Tout ce petit monde vit sur les terres des seigneurs du coin, les Ambroisies et redoute les impôts que les Ambroisies exigent chaque année et redoutent plus encore, la folie d'Ambroisie-le-fils qui parcourt les campagnes avec son cheval, décimant les récoltes, écrasant les enfants et troussant les femmes. À cela s'ajoute, la rigueur du climat qui saccage le travail des paysans, la faim, le gel qui torturent les êtres, la fatalité qui empêche tout espoir ! la solidarité familiale permet certes de mieux supporter tous ces fardeaux, mais elle ne garantit jamais le bonheur. La révolte est si périlleuse que seule la jeune Madelaine l'ose et cela provoque de grands malheurs dans le village.
Construit comme une tragédie, le prologue annonçant déjà l'inévitable malheur, ce roman est touchant par ses personnages dont on partage les espoirs, les colères, la soumission à la fatalité !
Terrible tragédie, hors du temps, dans un univers quasi mythologique où se côtoient le fleuve Basilic, le cheval Jéricho et les seigneurs Ambroisie, c'est aussi un roman de la misère et de la révolte qui rappelle la terrible histoire de Jacquou Le Croquant d'Eugène le Roi.
Le roman se teinte cependant d'une certaine modernité, accordant à la question de la place des femmes dans le monde, une place privilégiée. Est-ce ce qui a séduit cette année les lycéens ?

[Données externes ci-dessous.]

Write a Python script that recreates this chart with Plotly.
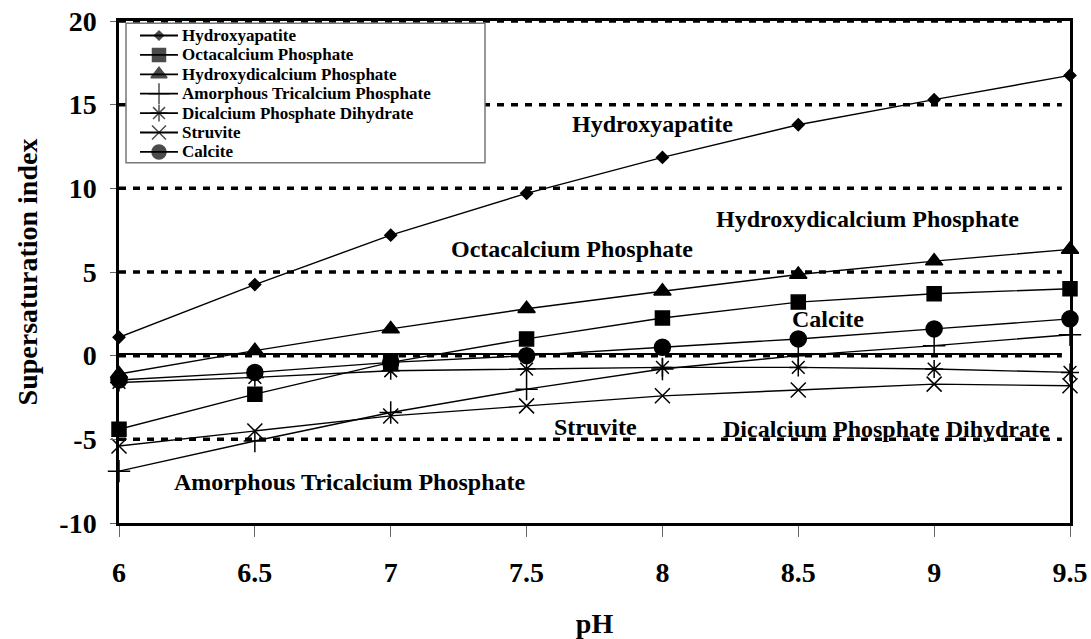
import plotly.graph_objects as go

# ---------------- data ----------------
ph = [6, 6.5, 7, 7.5, 8, 8.5, 9, 9.5]
ph_labels = ["6", "6.5", "7", "7.5", "8", "8.5", "9", "9.5"]

hydroxyapatite = [1.1, 4.25, 7.2, 9.7, 11.85, 13.8, 15.3, 16.75]
octacalcium = [-4.4, -2.3, -0.4, 1.0, 2.25, 3.2, 3.7, 4.0]
hydroxydicalcium = [-1.1, 0.3, 1.6, 2.8, 3.85, 4.85, 5.65, 6.35]
amorphous_tcp = [-6.9, -5.1, -3.4, -2.0, -0.8, 0.0, 0.6, 1.25]
dcpd = [-1.6, -1.3, -0.9, -0.8, -0.7, -0.7, -0.8, -1.0]
struvite = [-5.4, -4.5, -3.6, -3.0, -2.4, -2.05, -1.7, -1.8]
calcite = [-1.45, -1.0, -0.4, 0.0, 0.5, 1.0, 1.6, 2.2]

series_names = [
    "Hydroxyapatite",
    "Octacalcium Phosphate",
    "Hydroxydicalcium Phosphate",
    "Amorphous Tricalcium Phosphate",
    "Dicalcium Phosphate Dihydrate",
    "Struvite",
    "Calcite",
]
series_values = [hydroxyapatite, octacalcium, hydroxydicalcium, amorphous_tcp,
                 dcpd, struvite, calcite]

y_ticks = [-10, -5, 0, 5, 10, 15, 20]
y_tick_labels = ["-10", "-5", "0", "5", "10", "15", "20"]
reference_levels = [20, 15, 10, 5, 0, -5]

label_texts = ["Hydroxyapatite", "Hydroxydicalcium Phosphate", "Octacalcium Phosphate",
               "Calcite", "Struvite", "Dicalcium Phosphate Dihydrate",
               "Amorphous Tricalcium Phosphate"]
label_x = [7.965, 8.755, 7.667, 8.608, 7.752, 8.823, 6.849]
label_y = [13.85, 8.17, 6.38, 2.2, -4.28, -4.38, -7.53]

# ---------------- styles ----------------
FONT = "Liberation Serif"
marker_styles = [
    dict(symbol="diamond", size=9),
    dict(symbol="square", size=14),
    dict(symbol="triangle-up", size=15),
    dict(symbol="cross-thin-open", size=16),
    dict(symbol="asterisk-open", size=15),
    dict(symbol="x-thin-open", size=15),
    dict(symbol="circle", size=16),
]
legend_marker_sizes = [7, 13, 14, 15, 14, 14, 14]

fig = go.Figure()

for name, vals, ms in zip(series_names, series_values, marker_styles):
    fig.add_trace(go.Scatter(
        x=ph, y=vals, name=name, mode="lines+markers",
        line=dict(color="black", width=1.4),
        marker=dict(symbol=ms["symbol"], size=ms["size"], color="black",
                    line=dict(color="black", width=1.5)),
        cliponaxis=False, showlegend=False,
    ))

# ---------------- custom legend (pixel-like overlay axes) ----------------
leg_left, leg_right, leg_top, leg_bottom = 126, 485, 23.3, 162.7
row_y0, row_dy = 35.5, 19.4
sample_x0, sample_xm, sample_x1, text_x = 140, 159, 178, 180

for i, (name, ms) in enumerate(zip(series_names, marker_styles)):
    yy = row_y0 + i * row_dy
    fig.add_trace(go.Scatter(
        x=[sample_x0, sample_xm, sample_x1], y=[yy, yy, yy],
        xaxis="x2", yaxis="y2", mode="lines+markers",
        line=dict(color="black", width=1.8),
        marker=dict(symbol=ms["symbol"], size=[0, legend_marker_sizes[i], 0],
                    color="black", line=dict(color="black", width=1.5)),
        showlegend=False, hoverinfo="skip", cliponaxis=False,
    ))
    fig.add_annotation(x=text_x, y=yy, xref="x2", yref="y2", text=name,
                       showarrow=False, xanchor="left", yanchor="middle",
                       font=dict(family=FONT, size=17, color="black", weight="bold"))

shapes = []
for lv in reference_levels:
    shapes.append(dict(type="line", xref="x", yref="y", x0=6, x1=9.47, y0=lv, y1=lv,
                       line=dict(color="black", width=3.5, dash="7px,7px"), layer="below"))
shapes.append(dict(type="line", xref="x", yref="y", x0=6, x1=9.47, y0=0.1, y1=0.1,
                   line=dict(color="black", width=2.2), layer="below"))
shapes.append(dict(type="rect", xref="x2", yref="y2", x0=leg_left, x1=leg_right,
                   y0=leg_top, y1=leg_bottom, fillcolor="white",
                   line=dict(color="#777777", width=1.5), layer="below"))

for t, lx, ly in zip(label_texts, label_x, label_y):
    fig.add_annotation(x=lx, y=ly, xref="x", yref="y", text=t, showarrow=False,
                       xanchor="center", yanchor="middle",
                       font=dict(family=FONT, size=24, color="black", weight="bold"))

tickfont = dict(family=FONT, size=28, color="black", weight="bold")
titlefont = dict(family=FONT, size=28, color="black", weight="bold")

fig.update_layout(
    width=1091, height=639,
    margin=dict(l=119, r=21, t=21, b=116),
    paper_bgcolor="white", plot_bgcolor="white",
    showlegend=False,
    shapes=shapes,
    xaxis=dict(range=[6, 9.5], tickvals=ph, ticktext=ph_labels,
               ticks="outside", ticklen=11, tickwidth=1, tickcolor="#666666",
               showline=True, linewidth=2.5, linecolor="black", mirror=True,
               showgrid=False, zeroline=False, tickfont=tickfont,
               ticklabelstandoff=12, automargin=False,
               title=dict(text="pH", font=titlefont, standoff=30)),
    yaxis=dict(range=[-10, 20], tickvals=y_ticks, ticktext=y_tick_labels,
               ticks="outside", ticklen=6, tickwidth=1, tickcolor="#666666",
               showline=True, linewidth=2.5, linecolor="black", mirror=True,
               showgrid=False, zeroline=False, tickfont=tickfont,
               ticklabelstandoff=8, automargin=False,
               title=dict(text="Supersaturation index", font=titlefont, standoff=14)),
    xaxis2=dict(overlaying="x", anchor="y2", range=[119, 1070], visible=False,
                showgrid=False, zeroline=False),
    yaxis2=dict(overlaying="y", anchor="x2", range=[523, 21], visible=False,
                showgrid=False, zeroline=False),
)

fig.write_html("out.html", config={"displayModeBar": False},
               post_script="document.body.style.margin='0';document.body.style.overflow='hidden';")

Extrait choisi : " Je n’en avais jamais vu avant elles. Ambre et Aelis sont des jumelles. Cela n’arrive pas souvent et les gens se méfient quand les ventres des mères donnent la vie deux fois coup sur coup, soulagés lorsque l’un des deux enfants meurt à la naissance. Car pour eux, il n’y a rien de normal dans ces corps et ces visages qui se ressembleront goutte pour goutte tout au long de la vie, ces êtres dont on ne saura jamais vraiment si c’est l’un ou l’autre, si c’est humain, si au fond ce n’est pas le diable. Rose a ri en racontant il y a longtemps qu’Ambre et Aelis ont survécu toutes les deux et cela a causé bien du souci à leurs parents d’accueillir deux enfants d’un coup, deux filles qui plus est, qui n’auraient pas la force des fils, qu’il faudrait marier et presque payer pour qu’on les emmène. D’ailleurs il s’en est fallu de peu qu’on ne les jette dans le Basilic une nuit quand tout le village dormait. Cependant les nouvelle-nées étaient d’une beauté saisissante ; sans doute leurs parents les ont-ils gardées par une sorte de superstition confuse, mélange de fascination et de peur, n’osant défaire ce que le ciel avait fait si seulement c’était lui."